Classic: A long morning for Tiznow


ELMONT, N.Y. - Trainer Jay Robbins says Tiznow is being stabled at Belmont Park to run in Saturday's $4 million Breeders' Cup Classic.

But judging by the regimen Robbins put Tiznow through on Sunday morning, one wonders if Robbins is actually pointing the 2000 Horse of the Year toward the New York City Marathon.

While most World Thoroughbred Championships contenders usually walk or jog about 1 1/2 miles to limber their legs, Robbins had the suddenly quirky Tiznow walk not once, but twice around the outside perimeter of Belmont's 1 1/2-mile main track. Toss in the hour Tiznow walked under shedrow before his trip to the track as well as the ground lost on a couple of occasions when Tiznow lost interest in moving forward and decided to stop and back-peddle, and you have a day of work that a fitness guru like Richard Simmons would love.

But Robbins, who wants a razor-sharp thoroughbred, was merely bemused. If the intent was to sharpen his horse's focus on running by giving him a heavier workload, it was an exercise in futility.

"All he did was get a little more exercise out of this. He was a little tougher today than usual," Robbins said "[So we went around twice]. He hadn't really done anything since his workout on Thursday, so hopefully he'll go smoother tomorrow."

For Robbins, days like Sunday are his latest attempt to quell the rambunctiousness that has befallen the 2000 Classic winner since the Del Mar meet. Robbins says he has no idea of why Tiznow turned into a problem child in the summer of his 4-year-old season. Nor can he say for certain that his horse's new-found habit of balking and wheeling like a ballerina in the AM has been responsible for third place finishes in Tiznow's last two races, the Goodwood at Santa Anita and Woodward at Belmont Park.

"It's been rough, but the one good thing is that he's very sound and that can take a horse a long way," Robbins said. "Other than that we came into race last year off two wins and now we're coming in off two thirds, I don't think we're too far off from last year. With the exception of his demeanor in the morning, I think he's pretty much the same horse."

As much as Robbins has been unable to find a remedy for Tiznow's antic, it's not because of a lack of help from outside sources.

"Oh, we get letters about him," Robbins said. "The best one came from a guy who talked about the way Bertrando ran after coming back from the breeding shed and said Tiznow needs to (-)."

You shouldn't need much of an imagination to fill in that blank.

Orientate works in 1:13

Longshot Orientate was the only Classic starter to put in a serious drill Sunday, working six furlongs in 1:13.

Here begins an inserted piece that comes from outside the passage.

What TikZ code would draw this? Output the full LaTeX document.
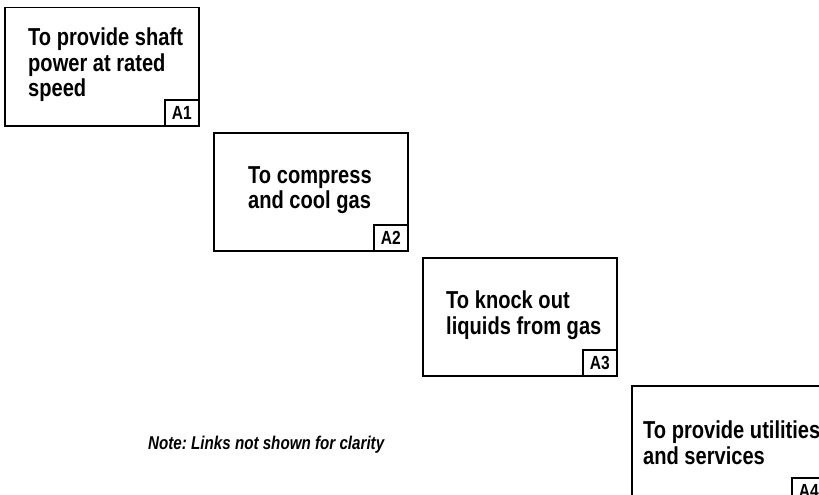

Trained by D. Wayne Lukas, winner of a record 16 Breeders' Cup races, Orientate is currently second on the also-eligible list for the Classic, but should make it into the race due to the likely defection of several horses for either the Turf or Mile.

Whether Orientate, a 50-1 shot on the Daily Racing Form advance line, has any kind of impact on the race is a much more debatable point.

Orientate's biggest accomplishment is a victory in the ungraded Indiana Derby, but an undaunted Lukas says his inexperienced horse is coming up to an imposing challenge the right way.

"He floated over the track today," Lukas said. "We had him coming home in 35.60. He's a smallish colt and we just wanted to see how he'd get over the track. He did great. I think he's a fresh horse who's on top of his game and that's all you ask. Whether he can beat horses like this, I don't know. We'll find out Saturday."